Clinton's "ideas" talk of the transfer of between 94 and 96 per cent of Palestinian territory to the PA. Vagueness on such a key issue of the deal is amazing. What territory is not to be transferred? What justification is there for this specific proportion to be kept back? What criteria is used to justify the allocation of territory? Certain vague rules have been mentioned: the four to six per cent of Palestinian territory that will remain under Israeli sovereignty should optimally cover 80 per cent of the settlements, guarantee territorial contiguity of the Palestinian state, reduce annexed territory to a minimum and reduce the number of Palestinians prejudiced by these measures. On the other hand, in exchange for the annexation by Israel of approximately five per cent of the West Bank, one to three per cent of Israeli territory, probably in the Negev, will pass over to the Palestinian state.

On issues of security, why should advance alarm stations be placed in Palestinian territory and not in Israel as well? After all, terrorist acts have not been perpetrated by Palestinian extremists only, but also by Israeli extremists as well as by many settlers. Everybody remembers the massacre of Palestinian worshippers in Hebron's Ibrahimi Mosque by a fanatic settler, while in the present Intifada settlers are not only firing live bullets at stone-throwing children but are hunting down and murdering Palestinians.

Actually, the Clinton proposal is drafted in a way that responds to his and Barak's needs at the expense of the Palestinians. Both Clinton and Barak are facing tight deadlines. Clinton's presidency ends on 20 January, while Barak's political survival will be determined on 6 February, when he runs for re-election against Ariel Sharon. Polls show that the popularity rating of the Likud party leader, who is totally opposed to Clinton's "ideas," is 21 points higher than Barak's.

Thus the time factor is all-important for Clinton and Barak. It is less so for Arafat, whose top priority at this juncture is substance and the formulation of substance in clear and unequivocal language. In fact, time is on Arafat's side in the sense that the closer their respective deadlines draw, the more pressured Clinton and Barak will be to accommodate Palestinian demands. Of course, if no agreement is reached within the limited time frame left, Arafat will be forced to deal with Sharon. On the other hand, America will be under a Republican administration which is not expected to be as blatantly biased towards Israel as a Democratic administration.

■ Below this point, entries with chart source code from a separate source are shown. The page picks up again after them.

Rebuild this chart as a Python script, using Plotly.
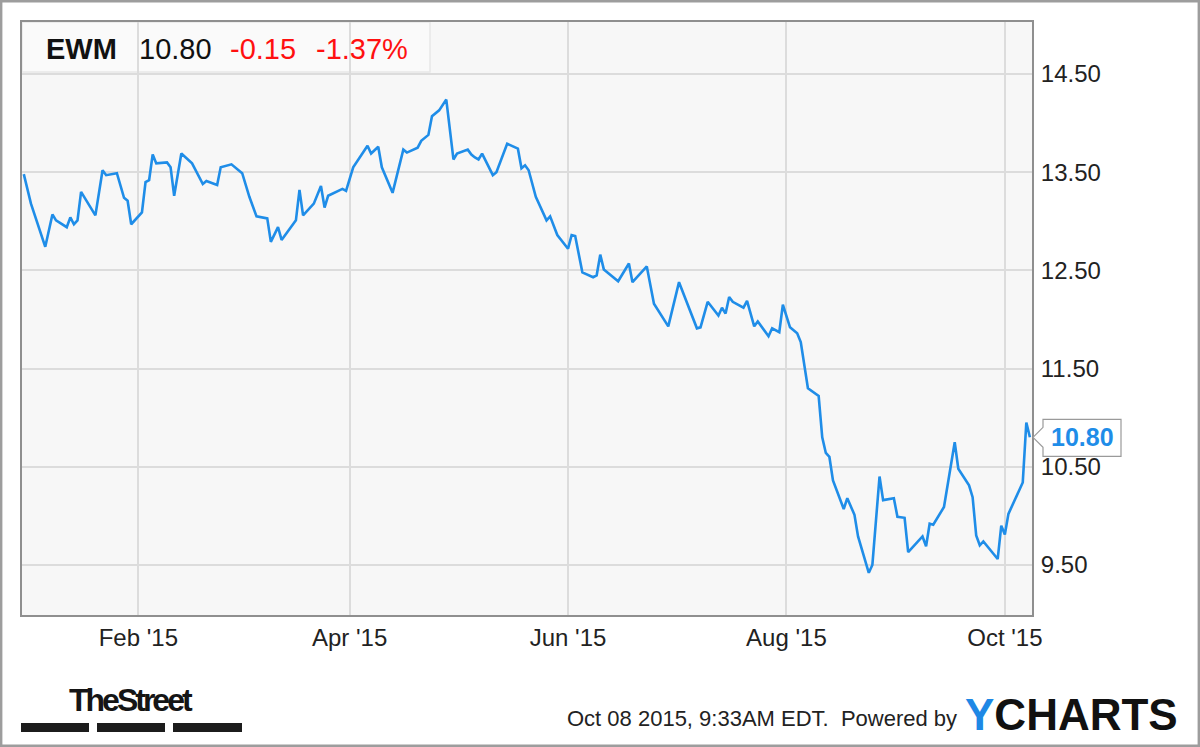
import plotly.graph_objects as go

# ---------------- data ----------------
ticker = "EWM"
dates = [
    "2014-12-31", "2015-01-02", "2015-01-06", "2015-01-08", "2015-01-09", "2015-01-12",
    "2015-01-13", "2015-01-14", "2015-01-15", "2015-01-16", "2015-01-20", "2015-01-22",
    "2015-01-23", "2015-01-26", "2015-01-28", "2015-01-29", "2015-01-30", "2015-02-02",
    "2015-02-03", "2015-02-04", "2015-02-05", "2015-02-06", "2015-02-09", "2015-02-10",
    "2015-02-11", "2015-02-13", "2015-02-16", "2015-02-19", "2015-02-20", "2015-02-23",
    "2015-02-24", "2015-02-27", "2015-03-02", "2015-03-04", "2015-03-06", "2015-03-09",
    "2015-03-10", "2015-03-12", "2015-03-13", "2015-03-17", "2015-03-18", "2015-03-19",
    "2015-03-22", "2015-03-24", "2015-03-25", "2015-03-26", "2015-03-30", "2015-03-31",
    "2015-04-02", "2015-04-06", "2015-04-07", "2015-04-09", "2015-04-10", "2015-04-13",
    "2015-04-16", "2015-04-17", "2015-04-20", "2015-04-21", "2015-04-23", "2015-04-24",
    "2015-04-26", "2015-04-28", "2015-04-30", "2015-05-01", "2015-05-04", "2015-05-05",
    "2015-05-06", "2015-05-07", "2015-05-08", "2015-05-11", "2015-05-12", "2015-05-15",
    "2015-05-18", "2015-05-19", "2015-05-20", "2015-05-21", "2015-05-23", "2015-05-26",
    "2015-05-27", "2015-05-29", "2015-06-01", "2015-06-02", "2015-06-03", "2015-06-05",
    "2015-06-08", "2015-06-09", "2015-06-10", "2015-06-11", "2015-06-15", "2015-06-18",
    "2015-06-19", "2015-06-23", "2015-06-25", "2015-06-29", "2015-07-02", "2015-07-07",
    "2015-07-08", "2015-07-10", "2015-07-13", "2015-07-14", "2015-07-15", "2015-07-16",
    "2015-07-17", "2015-07-20", "2015-07-21", "2015-07-23", "2015-07-24", "2015-07-27",
    "2015-07-28", "2015-07-30", "2015-07-31", "2015-08-02", "2015-08-04", "2015-08-05",
    "2015-08-07", "2015-08-10", "2015-08-11", "2015-08-12", "2015-08-13", "2015-08-14",
    "2015-08-17", "2015-08-18", "2015-08-20", "2015-08-21", "2015-08-24", "2015-08-25",
    "2015-08-27", "2015-08-28", "2015-08-31", "2015-09-01", "2015-09-03", "2015-09-04",
    "2015-09-08", "2015-09-09", "2015-09-10", "2015-09-11", "2015-09-14", "2015-09-17",
    "2015-09-18", "2015-09-21", "2015-09-22", "2015-09-23", "2015-09-24", "2015-09-25",
    "2015-09-29", "2015-09-30", "2015-10-01", "2015-10-02", "2015-10-06", "2015-10-07",
    "2015-10-08",
]
prices = [
    13.48, 13.18, 12.74, 13.07, 13.01, 12.94,
    13.04, 12.97, 13.01, 13.30, 13.06, 13.52,
    13.47, 13.49, 13.24, 13.21, 12.97, 13.09,
    13.40, 13.42, 13.68, 13.59, 13.60, 13.55,
    13.26, 13.69, 13.59, 13.38, 13.41, 13.37,
    13.55, 13.58, 13.49, 13.25, 13.05, 13.03,
    12.79, 12.94, 12.81, 13.01, 13.32, 13.06,
    13.18, 13.36, 13.14, 13.26, 13.33, 13.31,
    13.55, 13.77, 13.69, 13.76, 13.55, 13.29,
    13.73, 13.70, 13.75, 13.82, 13.88, 14.07,
    14.13, 14.24, 13.63, 13.69, 13.73, 13.68,
    13.65, 13.63, 13.69, 13.47, 13.50, 13.79,
    13.74, 13.54, 13.57, 13.52, 13.25, 13.01,
    13.05, 12.86, 12.72, 12.86, 12.85, 12.48,
    12.43, 12.45, 12.66, 12.51, 12.39, 12.57,
    12.38, 12.54, 12.16, 11.93, 12.38, 11.91,
    11.92, 12.18, 12.04, 12.12, 12.06, 12.23,
    12.18, 12.12, 12.19, 11.93, 11.98, 11.83,
    11.91, 11.87, 12.15, 11.92, 11.86, 11.77,
    11.30, 11.22, 10.80, 10.64, 10.60, 10.36,
    10.07, 10.18, 10.01, 9.79, 9.42, 9.50,
    10.40, 10.16, 10.18, 9.99, 9.98, 9.63,
    9.79, 9.69, 9.92, 9.91, 10.09, 10.75,
    10.48, 10.31, 10.19, 9.80, 9.70, 9.74,
    9.56, 9.90, 9.81, 10.02, 10.34, 10.95,
    10.80,
]
x_tick_vals = ["2015-02-01", "2015-04-01", "2015-06-01", "2015-08-01", "2015-10-01"]
x_tick_text = ["Feb '15", "Apr '15", "Jun '15", "Aug '15", "Oct '15"]
y_tick_vals = [9.5, 10.5, 11.5, 12.5, 13.5, 14.5]
stamp_text = "Oct 08 2015, 9:33AM EDT.&nbsp; Powered by"

# ---------------- derived header values ----------------
last = prices[-1]
chg = prices[-1] - prices[-2]
pct = chg / prices[-2] * 100

# ---------------- layout geometry ----------------
FW, FH = 1200, 747
L, R, T, B = 22, 1032, 22, 615
PW, PH = R - L, B - T


def px(xp):
    return (xp - L) / PW


def py(yp):
    return (B - yp) / PH


LINE_BLUE = "#1f8de8"
FONT = "Liberation Sans, Arial, sans-serif"

fig = go.Figure()
fig.add_trace(go.Scatter(
    x=dates, y=prices, mode="lines",
    line=dict(color=LINE_BLUE, width=2.6),
    hoverinfo="x+y", showlegend=False,
))

shapes = []
# header box
shapes.append(dict(type="rect", xref="paper", yref="paper",
                   x0=px(22), x1=px(430), y0=py(72), y1=py(22),
                   fillcolor="#fafafa", line=dict(color="#e8e8e8", width=1.5),
                   layer="below"))
# last value badge (pixel-sized, anchored at right edge / last value)
shapes.append(dict(type="path", xref="paper", yref="y",
                   xsizemode="pixel", ysizemode="pixel",
                   xanchor=1, yanchor=last,
                   path="M 1,0 L 11,10 L 11,18 L 89,18 L 89,-19 L 11,-19 L 11,-10 Z",
                   fillcolor="white", line=dict(color="#9a9a9a", width=1.2),
                   layer="above"))
# TheStreet bars
for x0, x1 in [(21, 89), (97, 165), (173, 242)]:
    shapes.append(dict(type="rect", xref="paper", yref="paper",
                       x0=px(x0), x1=px(x1), y0=py(732), y1=py(723),
                       fillcolor="#1c1c1c", line=dict(width=0), layer="above"))
# outer border
shapes.append(dict(type="rect", xref="paper", yref="paper",
                   x0=px(1.2), x1=px(FW - 1.2), y0=py(FH - 1.2), y1=py(1.2),
                   fillcolor="rgba(0,0,0,0)", line=dict(color="#9d9d9d", width=2.4),
                   layer="above"))

annotations = []
hdr_y = py(49)
annotations.append(dict(xref="paper", yref="paper", x=px(44), y=hdr_y,
                        xanchor="left", yanchor="middle", showarrow=False,
                        text="<b>" + ticker + "</b>",
                        font=dict(family=FONT, size=29, color="#111111")))
annotations.append(dict(xref="paper", yref="paper", x=px(137), y=hdr_y,
                        xanchor="left", yanchor="middle", showarrow=False,
                        text=f"{last:.2f}",
                        font=dict(family=FONT, size=29, color="#111111")))
annotations.append(dict(xref="paper", yref="paper", x=px(228), y=hdr_y,
                        xanchor="left", yanchor="middle", showarrow=False,
                        text=f"{chg:.2f}",
                        font=dict(family=FONT, size=29, color="#ff1010")))
annotations.append(dict(xref="paper", yref="paper", x=px(314), y=hdr_y,
                        xanchor="left", yanchor="middle", showarrow=False,
                        text=f"{pct:.2f}%",
                        font=dict(family=FONT, size=29, color="#ff1010")))
# badge text
annotations.append(dict(xref="paper", yref="y", x=1, y=last,
                        xanchor="center", yanchor="middle", xshift=50,
                        showarrow=False, text=f"<b>{last:.2f}</b>",
                        font=dict(family=FONT, size=25, color=LINE_BLUE)))
# footer
annotations.append(dict(xref="paper", yref="paper", x=px(131), y=py(700),
                        xanchor="center", yanchor="middle", showarrow=False,
                        text="<b><span style='letter-spacing:-3px'>TheStreet</span></b>",
                        font=dict(family=FONT, size=32, color="#151515")))
annotations.append(dict(xref="paper", yref="paper", x=px(959), y=py(718),
                        xanchor="right", yanchor="middle", showarrow=False,
                        text=stamp_text,
                        font=dict(family=FONT, size=22, color="#222222")))
annotations.append(dict(xref="paper", yref="paper", x=px(963), y=py(714),
                        xanchor="left", yanchor="middle", showarrow=False,
                        text="<b><span style='color:#1e88e5'>Y</span>CHARTS</b>",
                        font=dict(family=FONT, size=44, color="#111111")))

fig.update_layout(
    width=FW, height=FH,
    margin=dict(l=L, r=FW - R, t=T, b=FH - B),
    paper_bgcolor="white", plot_bgcolor="#f7f7f7",
    shapes=shapes, annotations=annotations,
    showlegend=False,
    xaxis=dict(
        type="date",
        range=["2014-12-30 12:00", "2015-10-08 14:00"],
        tickvals=x_tick_vals, ticktext=x_tick_text,
        showgrid=True, gridcolor="#dcdcdc", gridwidth=2,
        showline=True, linecolor="#8f8f8f", linewidth=2, mirror=True,
        ticks="", ticklabelstandoff=0,
        tickfont=dict(family=FONT, size=24, color="#222222"),
        zeroline=False, fixedrange=True,
    ),
    yaxis=dict(
        side="right",
        range=[8.99, 15.03],
        tickvals=y_tick_vals, tickformat=".2f",
        showgrid=True, gridcolor="#dcdcdc", gridwidth=2,
        showline=True, linecolor="#8f8f8f", linewidth=2, mirror=True,
        ticks="", ticklabelstandoff=2,
        tickfont=dict(family=FONT, size=24, color="#222222"),
        zeroline=False, fixedrange=True,
    ),
)

fig.write_html("out.html", config={"displayModeBar": False},
               post_script="document.body.style.margin='0';document.body.style.padding='0';")
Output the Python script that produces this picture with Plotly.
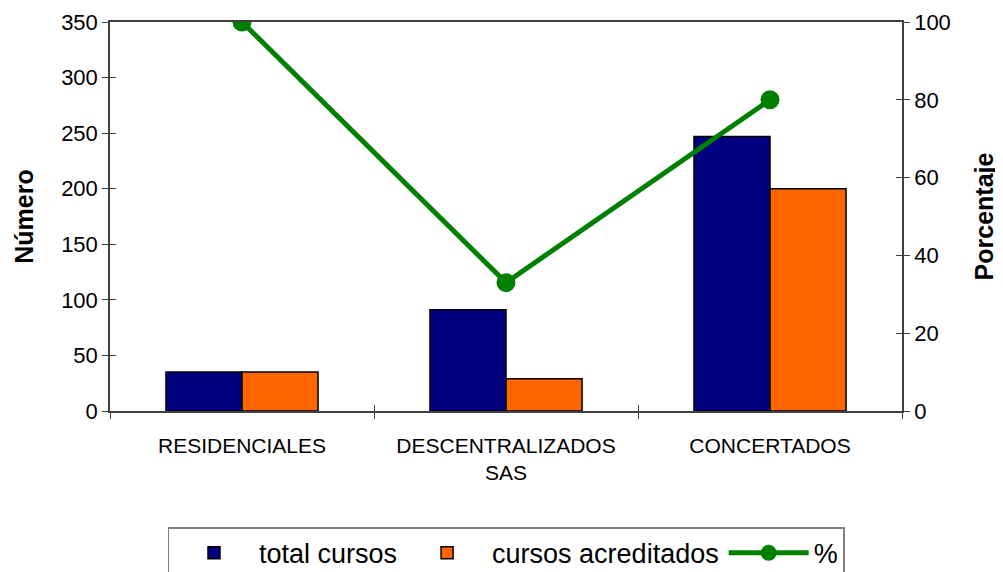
import plotly.graph_objects as go

categories = ["RESIDENCIALES", "DESCENTRALIZADOS<br>SAS", "CONCERTADOS"]
total_cursos = [35, 91, 247]
cursos_acreditados = [35, 29, 200]
porcentaje = [100, 33, 80]

FONT = "Liberation Sans, Arial, sans-serif"

fig = go.Figure()
fig.add_trace(go.Bar(x=categories, y=total_cursos, name="total cursos",
                     marker=dict(color="#000080", line=dict(color="black", width=1.5))))
fig.add_trace(go.Bar(x=categories, y=cursos_acreditados, name="cursos acreditados",
                     marker=dict(color="#FF6600", line=dict(color="black", width=1.5))))
fig.add_trace(go.Scatter(x=categories, y=porcentaje, name="%", yaxis="y2",
                         mode="lines+markers",
                         line=dict(color="#008000", width=5),
                         marker=dict(color="#008000", size=19)))

axis_common = dict(showgrid=False, zeroline=False, linecolor="#404040", linewidth=1.5,
                   tickcolor="#404040", ticklen=6, tickwidth=1.2)

# page body has an 8px margin: size the figure so it fills the 1003x572 window
fig.update_layout(
    width=995, height=564,
    margin=dict(l=102, r=101, t=14, b=161, autoexpand=False),
    paper_bgcolor="white", plot_bgcolor="white",
    font=dict(family=FONT, size=22, color="black"),
    barmode="group", bargap=0.424, bargroupgap=0,
    showlegend=True,
    legend=dict(orientation="h", x=0.5, xanchor="center", y=-0.299, yanchor="top",
                bordercolor="#808080", borderwidth=1.5, font=dict(size=27),
                traceorder="normal", itemwidth=80),
    xaxis=dict(type="category", showline=True, mirror=True, ticks="outside",
               tickson="boundaries", tickfont=dict(size=21), ticklabelstandoff=15,
               **axis_common),
    xaxis2=dict(type="category", overlaying="x", side="bottom", showline=False,
                ticks="inside", tickson="boundaries", showticklabels=False,
                matches="x", **axis_common),
    yaxis=dict(range=[0, 350], dtick=50, showline=True, ticks="outside",
               tickfont=dict(size=22),
               title=dict(text="<b>Número</b>", font=dict(size=25), standoff=20),
               **axis_common),
    yaxis2=dict(range=[0, 100], dtick=20, overlaying="y", side="right", showline=True,
                ticks="outside", tickfont=dict(size=22),
                title=dict(text="<b>Porcentaje</b>", font=dict(size=25), standoff=26),
                **axis_common),
    yaxis3=dict(range=[0, 350], dtick=50, overlaying="y", side="left", showline=False,
                ticks="inside", showticklabels=False, **axis_common),
    yaxis4=dict(range=[0, 100], dtick=20, overlaying="y", side="right", showline=False,
                ticks="inside", showticklabels=False, **axis_common),
)

# invisible helper traces so that the inside-tick axes render
fig.add_trace(go.Scatter(x=categories, y=total_cursos, yaxis="y3", mode="none",
                         showlegend=False, hoverinfo="skip"))
fig.add_trace(go.Scatter(x=categories, y=porcentaje, yaxis="y4", mode="none",
                         showlegend=False, hoverinfo="skip"))
fig.add_trace(go.Scatter(x=categories, y=total_cursos, xaxis="x2", yaxis="y3", mode="none",
                         showlegend=False, hoverinfo="skip"))

fig.write_html("out.html")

Clinton proceeds from the assumption that Arafat should know that he is being offered something close to Israel's best offer. Clinton has declared that "if there is a peace agreement here, I'm convinced it's within the four corners I laid out." But Arafat is justifiably cautious and apprehensive. He needs a concrete victory and he can of course claim that he brought back Jerusalem with full sovereignty, an objective that until recently seemed totally unattainable. But foreclosing the options of millions of Palestinian refugees, many of whom have been in refugee camps for more than half a century, is certain to have very serious repercussions. Hamas and other opposition organisations will be able to pull the carpet from under Arafat's feet.

Also, Arafat is aware that even if he does agree to Clinton's ideas, there is no guarantee that the Knesset will vote for Barak. All the polls indicate that Sharon will be the next prime minister. Moreover, George W Bush himself has not been tested as US president. Arafat knows that the Israelis will not concede on the non-return of the overwhelming majority of the refugees, that they will keep most of -- and the more important -- settlements in the West Bank as well as a security band all along the Jordan valley. What is actually proposed for Jerusalem still remains ambivalent. Under pressure from both Israel's generals and its politicians, Barak is once again declaring that he refuses to sign an agreement that will offer sovereignty over Al-Haram Al-Sharif to the Palestinians.

In the final analysis, Clinton is first and foremost concerned with the time factor, namely, that a deal be reached before he leaves office on 20 January. For Arafat, it is the substance of the agreement that matters, not its timing. On the contrary, abstaining from reacting to Clinton's ideas has compelled the latter to improve some of his proposals in answer to the Palestinians' requests for clarification. What if the time factor was removed from the deal, and Bush, for instance, mandated Clinton to go on sponsoring the negotiations until an agreement is finally reached? After all, this would be implementing Bush's declared intention of bringing about a reconciliation with the Democrats after the rift in American society engendered by the uncertainties of the presidential election. Jimmy Carter, another former Democratic president, has undertaken, often with success, a number of such mediation assignments. And Clinton himself has declared readiness, once he is no longer president, to accept any assignment the new president could call upon him to perform.